During his 21-season career in the NHL, Alex Ovechkin has suited up alongside a staggering 39.1 percent of all Capitals players who have ever played with the team since the franchise’s first game on October 9, 1974.
While the list of teammates is long, Ovechkin was recently asked during a sit-down interview on Bruce Boudreau and Jeff Marek’s Hockey Lifers Podcast to pick the three that he misses playing with the most.
Ovechkin, somewhat expectedly, went with the three other members of the Capitals’ Young Guns contingent from the late 2000s.
“Backe, Greenie, and Semin,” Ovechkin said. “Those three. I think we have the best time, relationship on the ice and off the ice. We grown up together. Yeah, those three guys I miss the most.”
Nicklas Backstrom began playing with The Great 8 during the 2007-08 campaign. The two would go on to play 17 seasons together, the majority of which were spent as linemates.
Backstrom’s 279 assists on Ovechkin’s 901 career goals are the most of any player, and no other Capitals teammate has even hit the 200 mark. The two star forwards grew very close as they grew up together on the Capitals, with Backstrom even following Ovechkin to Dynamo Moscow in the KHL during the 2012-13 NHL lockout.
Ovechkin and Backstrom won the franchise’s lone Stanley Cup together in 2018. After lifting the Cup on his own, Ovechkin handed the trophy to Backstrom and skated around Las Vegas’ T-Mobile Arena with his long-time running mate.
The two played their final game together on October 29, 2023. Backstrom soon after put his NHL career on hold due to lingering issues with his surgically repaired hip, never returning to the ice before his contract with the Capitals ended this past July. The 37-year-old Swede is back on the ice in his home country this year with Brynäs IF, and Ovechkin has said he was keeping up with his old center’s games.
Mike Green, one of the best defensemen in Capitals history, was selected by the Capitals in the same draft and round as Ovechkin in 2004. Green made his NHL debut with the club a week after Ovechkin burst onto the scene with two goals in his debut game against the Columbus Blue Jackets.
Ovechkin and Green went on to play 10 seasons together with the Capitals before Green played the final five years of his career with the Detroit Red Wings and Edmonton Oilers. Green’s 70 career assists on Ovechkin’s goals rank fourth most among Capitals, behind just Backstrom, John Carlson (158), and Evgeny Kuznetsov (110).
The Capitals never achieved much playoff success with Green on their roster, but, as a member of the Caps, he did join Ovechkin on the 2009 and 2010 NHL First All-Star teams and at the 2011 NHL All-Star Game.
Alex Semin had already been selected by the Capitals in the first round of the 2002 NHL Draft when Ovechkin went first overall two years later. After making his NHL debut during the 2002-03 season, Semin went back to the Russian Super League for two years before joining up with Ovechkin and the Capitals for the 2006-07 campaign.
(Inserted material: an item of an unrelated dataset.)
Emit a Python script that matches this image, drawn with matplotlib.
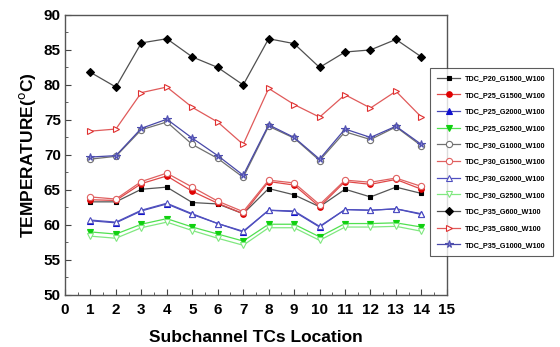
import matplotlib
matplotlib.use("Agg")
import matplotlib.pyplot as plt
from matplotlib.ticker import MultipleLocator

plt.rcParams['font.family'] = ['Liberation Sans', 'DejaVu Sans']

x = list(range(1, 15))

p20_g1500 = [63.3, 63.3, 65.1, 65.4, 63.2, 63.0, 61.6, 65.2, 64.3, 62.6, 65.1, 64.0, 65.4, 64.5]
p25_g1500 = [63.6, 63.5, 65.9, 67.0, 64.8, 63.1, 61.6, 66.2, 65.7, 62.6, 66.2, 65.8, 66.5, 65.1]
p25_g2000 = [60.6, 60.3, 62.0, 63.0, 61.5, 60.2, 59.0, 62.1, 61.9, 59.7, 62.2, 62.1, 62.3, 61.5]
p25_g2500 = [59.0, 58.7, 60.1, 60.9, 59.7, 58.7, 57.7, 60.1, 60.1, 58.3, 60.2, 60.2, 60.3, 59.7]
p30_g1000 = [69.4, 69.8, 73.6, 74.7, 71.5, 69.5, 66.8, 74.1, 72.4, 69.2, 73.3, 72.2, 74.0, 71.3]
p30_g1500 = [64.0, 63.7, 66.2, 67.4, 65.4, 63.4, 61.9, 66.4, 66.0, 62.9, 66.4, 66.1, 66.7, 65.5]
p30_g2000 = [60.7, 60.4, 62.1, 63.1, 61.6, 60.2, 59.1, 62.1, 62.0, 59.8, 62.2, 62.1, 62.3, 61.6]
p30_g2500 = [58.4, 58.1, 59.6, 60.4, 59.2, 58.1, 57.1, 59.6, 59.6, 57.8, 59.7, 59.7, 59.8, 59.1]
p35_g600 = [81.8, 79.7, 86.0, 86.6, 84.0, 82.5, 80.0, 86.6, 85.9, 82.5, 84.7, 85.0, 86.5, 84.0]
p35_g800 = [73.4, 73.7, 78.9, 79.7, 76.8, 74.7, 71.5, 79.5, 77.2, 75.4, 78.6, 76.7, 79.1, 75.4]
p35_g1000 = [69.7, 69.9, 73.8, 75.1, 72.4, 69.9, 67.1, 74.3, 72.5, 69.4, 73.7, 72.5, 74.1, 71.5]

labels = ["TDC_P20_G1500_W100", "TDC_P25_G1500_W100", "TDC_P25_G2000_W100",
          "TDC_P25_G2500_W100", "TDC_P30_G1000_W100", "TDC_P30_G1500_W100",
          "TDC_P30_G2000_W100", "TDC_P30_G2500_W100", "TDC_P35_G600_W100",
          "TDC_P35_G800_W100", "TDC_P35_G1000_W100"]

series = [p20_g1500, p25_g1500, p25_g2000, p25_g2500, p30_g1000, p30_g1500,
          p30_g2000, p30_g2500, p35_g600, p35_g800, p35_g1000]

styles = [
    dict(color='#555555', marker='s', mfc='black', mec='black', ms=3.5),
    dict(color='#e04848', marker='o', mfc='#e00000', mec='#e00000', ms=4),
    dict(color='#4848b8', marker='^', mfc='#1010d0', mec='#1010d0', ms=4.5),
    dict(color='#50e050', marker='v', mfc='#10d010', mec='#10d010', ms=4.5),
    dict(color='#707070', marker='o', mfc='white', mec='#707070', ms=4.5),
    dict(color='#e06060', marker='o', mfc='white', mec='#e06060', ms=4.5),
    dict(color='#5050c0', marker='^', mfc='white', mec='#5050c0', ms=5),
    dict(color='#80e880', marker='v', mfc='white', mec='#80e880', ms=4.5),
    dict(color='#505050', marker='D', mfc='black', mec='black', ms=4.5),
    dict(color='#e05a5a', marker='>', mfc='white', mec='#e03030', ms=4),
    dict(color='#4848a8', marker='*', mfc='#8080d8', mec='#5050b0', ms=5.5),
]

fig = plt.figure(figsize=(5.6, 3.47), dpi=100)
ax = fig.add_axes([0.116, 0.150, 0.682, 0.807])

handles = []
for ys, st, lab in zip(series, styles, labels):
    h, = ax.plot(x, ys, lw=0.9, mew=0.8, label=lab, **st)
    handles.append(h)

ax.set_xlim(0, 15)
ax.set_ylim(50, 90)
ax.xaxis.set_major_locator(MultipleLocator(1))
ax.xaxis.set_minor_locator(MultipleLocator(0.5))
ax.yaxis.set_major_locator(MultipleLocator(5))
ax.yaxis.set_minor_locator(MultipleLocator(2.5))
ax.tick_params(which='both', direction='in', top=False, right=False, color='#444444')
ax.tick_params(which='major', length=4, labelsize=11)
ax.tick_params(axis='x', which='major', pad=6)
ax.tick_params(axis='y', which='major', pad=3)
ax.tick_params(which='minor', length=2)
for lab in ax.get_xticklabels() + ax.get_yticklabels():
    lab.set_fontweight('bold')
for sp in ax.spines.values():
    sp.set_color('#555555')
    sp.set_linewidth(1.0)

ax.set_xlabel('Subchannel TCs Location', fontsize=12.5, fontweight='bold', labelpad=9)
ax.set_ylabel(r'TEMPERATURE($^{\mathrm{o}}$C)', fontsize=12.5, fontweight='bold', labelpad=4)

leg = fig.legend(handles=handles, loc='upper left', bbox_to_anchor=(0.768, 0.804),
                 prop=dict(size=5.2, weight='bold'), frameon=True, fancybox=False,
                 edgecolor='#333333', labelspacing=1.33, handlelength=3.2,
                 handletextpad=0.6, borderpad=1.0, borderaxespad=0)
leg.get_frame().set_linewidth(0.8)

fig.savefig('out.png', dpi=100)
Semin assisted on 45 of Ovechkin’s goals during their short time together, which encompassed six seasons. The two have remained close since Semin departed the NHL for Russia in 2015, with Semin traveling to DC shortly after Ovechkin broke the NHL’s goals record, attending the April 10 Capitals game where the team honored Ovechkin with a “Gr8ness Pre-Game Ceremony”.
After Ovechkin listed off his three old pals, Boudreau, who coached all four players at the same time, chimed in with his thoughts on Ovi’s picks.
“They’re good guys. I loved them,” Boudreau said. “Semin would give me the most trouble, and Greenie was the most secretive. You never knew what Mike was up to. But I had them all, and I loved them all, too. You know what, Semin, what people don’t realize sometimes, because there was you, and then there was Semin, he was so talented.”
Semin remains the only Capitals player other than Ovechkin to score 40 goals in a season since 2005-06. He had a career high 84 points (40g, 44a) in 73 games with the Capitals during the 2009-10 season.
“I think he’s the most skilled guy I ever saw in my hockey career,” Ovechkin said. “Because we growing up together in Russia, we play against each other and on national teams, and then when I get drafted by Washington, he was already here. When I came here, he stay in Russia for one year, and then he came back, and our relationship get so tight. Obviously, we hang out together, we go out, we go dinner, we play together, so, yeah, it was special moment.”